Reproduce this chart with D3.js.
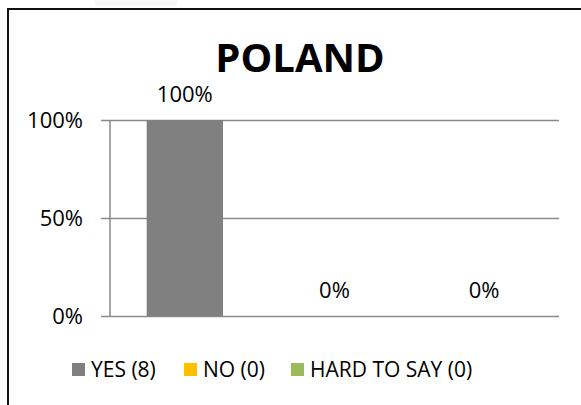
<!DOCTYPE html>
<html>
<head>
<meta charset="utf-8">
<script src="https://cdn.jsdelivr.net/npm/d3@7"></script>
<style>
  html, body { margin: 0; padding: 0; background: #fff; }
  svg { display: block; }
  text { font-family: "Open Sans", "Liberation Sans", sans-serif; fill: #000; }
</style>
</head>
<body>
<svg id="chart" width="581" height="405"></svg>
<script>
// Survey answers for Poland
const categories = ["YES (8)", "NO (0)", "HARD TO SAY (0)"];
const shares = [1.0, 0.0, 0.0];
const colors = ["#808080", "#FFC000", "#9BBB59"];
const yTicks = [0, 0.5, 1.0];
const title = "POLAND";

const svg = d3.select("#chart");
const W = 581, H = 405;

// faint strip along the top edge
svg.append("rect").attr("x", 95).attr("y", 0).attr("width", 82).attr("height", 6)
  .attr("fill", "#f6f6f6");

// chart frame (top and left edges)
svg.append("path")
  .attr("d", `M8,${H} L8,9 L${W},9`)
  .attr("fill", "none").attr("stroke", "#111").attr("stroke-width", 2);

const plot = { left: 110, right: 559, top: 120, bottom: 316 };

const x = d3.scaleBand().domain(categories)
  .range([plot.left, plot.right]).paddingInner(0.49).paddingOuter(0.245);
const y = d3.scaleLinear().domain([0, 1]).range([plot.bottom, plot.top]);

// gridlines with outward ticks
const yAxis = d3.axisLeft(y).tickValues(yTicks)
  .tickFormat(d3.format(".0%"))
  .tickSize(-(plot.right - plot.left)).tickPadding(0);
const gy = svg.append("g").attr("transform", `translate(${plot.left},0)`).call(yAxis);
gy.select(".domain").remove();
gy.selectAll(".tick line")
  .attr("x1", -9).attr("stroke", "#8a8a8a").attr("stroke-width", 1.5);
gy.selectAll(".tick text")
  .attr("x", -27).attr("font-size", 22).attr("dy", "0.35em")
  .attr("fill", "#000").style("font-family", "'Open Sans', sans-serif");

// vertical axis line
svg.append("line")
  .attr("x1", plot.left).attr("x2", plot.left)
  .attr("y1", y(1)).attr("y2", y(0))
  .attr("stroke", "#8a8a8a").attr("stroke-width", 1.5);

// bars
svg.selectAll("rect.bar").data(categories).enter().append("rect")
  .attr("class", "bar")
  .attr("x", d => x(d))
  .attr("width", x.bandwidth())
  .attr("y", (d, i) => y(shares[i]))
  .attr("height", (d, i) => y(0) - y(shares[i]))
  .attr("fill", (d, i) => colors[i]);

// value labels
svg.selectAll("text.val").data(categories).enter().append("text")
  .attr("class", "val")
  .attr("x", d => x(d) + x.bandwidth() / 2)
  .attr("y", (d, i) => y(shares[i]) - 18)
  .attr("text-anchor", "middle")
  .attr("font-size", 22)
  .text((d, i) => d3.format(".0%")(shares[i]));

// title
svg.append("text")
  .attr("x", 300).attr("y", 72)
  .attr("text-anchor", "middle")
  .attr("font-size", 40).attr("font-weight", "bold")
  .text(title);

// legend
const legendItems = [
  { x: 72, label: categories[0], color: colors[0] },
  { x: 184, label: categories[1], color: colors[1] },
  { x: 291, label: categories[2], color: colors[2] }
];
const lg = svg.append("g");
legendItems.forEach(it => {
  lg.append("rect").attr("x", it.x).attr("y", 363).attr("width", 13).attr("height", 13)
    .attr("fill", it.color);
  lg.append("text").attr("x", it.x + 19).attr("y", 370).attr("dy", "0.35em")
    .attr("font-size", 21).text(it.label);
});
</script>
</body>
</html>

* * * * *

• Problem details: Transcribe each line above verbatim, with the pictures left out.

• Final result:
Reproduce this chart with D3.js.
<!DOCTYPE html>
<html>
<head>
<meta charset="utf-8">
<script src="https://cdn.jsdelivr.net/npm/d3@7"></script>
<style>
  html, body { margin: 0; padding: 0; background: #fff; }
  svg { display: block; }
  text { font-family: "Open Sans", "Liberation Sans", sans-serif; fill: #000; }
</style>
</head>
<body>
<svg id="chart" width="581" height="405"></svg>
<script>
// Survey answers for Poland
const categories = ["YES (8)", "NO (0)", "HARD TO SAY (0)"];
const shares = [1.0, 0.0, 0.0];
const colors = ["#808080", "#FFC000", "#9BBB59"];
const yTicks = [0, 0.5, 1.0];
const title = "POLAND";

const svg = d3.select("#chart");
const W = 581, H = 405;

// faint strip along the top edge
svg.append("rect").attr("x", 95).attr("y", 0).attr("width", 82).attr("height", 6)
  .attr("fill", "#f6f6f6");

// chart frame (top and left edges)
svg.append("path")
  .attr("d", `M8,${H} L8,9 L${W},9`)
  .attr("fill", "none").attr("stroke", "#111").attr("stroke-width", 2);

const plot = { left: 110, right: 559, top: 120, bottom: 316 };

const x = d3.scaleBand().domain(categories)
  .range([plot.left, plot.right]).paddingInner(0.49).paddingOuter(0.245);
const y = d3.scaleLinear().domain([0, 1]).range([plot.bottom, plot.top]);

// gridlines with outward ticks
const yAxis = d3.axisLeft(y).tickValues(yTicks)
  .tickFormat(d3.format(".0%"))
  .tickSize(-(plot.right - plot.left)).tickPadding(0);
const gy = svg.append("g").attr("transform", `translate(${plot.left},0)`).call(yAxis);
gy.select(".domain").remove();
gy.selectAll(".tick line")
  .attr("x1", -9).attr("stroke", "#8a8a8a").attr("stroke-width", 1.5);
gy.selectAll(".tick text")
  .attr("x", -27).attr("font-size", 22).attr("dy", "0.35em")
  .attr("fill", "#000").style("font-family", "'Open Sans', sans-serif");

// vertical axis line
svg.append("line")
  .attr("x1", plot.left).attr("x2", plot.left)
  .attr("y1", y(1)).attr("y2", y(0))
  .attr("stroke", "#8a8a8a").attr("stroke-width", 1.5);

// bars
svg.selectAll("rect.bar").data(categories).enter().append("rect")
  .attr("class", "bar")
  .attr("x", d => x(d))
  .attr("width", x.bandwidth())
  .attr("y", (d, i) => y(shares[i]))
  .attr("height", (d, i) => y(0) - y(shares[i]))
  .attr("fill", (d, i) => colors[i]);

// value labels
svg.selectAll("text.val").data(categories).enter().append("text")
  .attr("class", "val")
  .attr("x", d => x(d) + x.bandwidth() / 2)
  .attr("y", (d, i) => y(shares[i]) - 18)
  .attr("text-anchor", "middle")
  .attr("font-size", 22)
  .text((d, i) => d3.format(".0%")(shares[i]));

// title
svg.append("text")
  .attr("x", 300).attr("y", 72)
  .attr("text-anchor", "middle")
  .attr("font-size", 40).attr("font-weight", "bold")
  .text(title);

// legend
const legendItems = [
  { x: 72, label: categories[0], color: colors[0] },
  { x: 184, label: categories[1], color: colors[1] },
  { x: 291, label: categories[2], color: colors[2] }
];
const lg = svg.append("g");
legendItems.forEach(it => {
  lg.append("rect").attr("x", it.x).attr("y", 363).attr("width", 13).attr("height", 13)
    .attr("fill", it.color);
  lg.append("text").attr("x", it.x + 19).attr("y", 370).attr("dy", "0.35em")
    .attr("font-size", 21).text(it.label);
});
</script>
</body>
</html>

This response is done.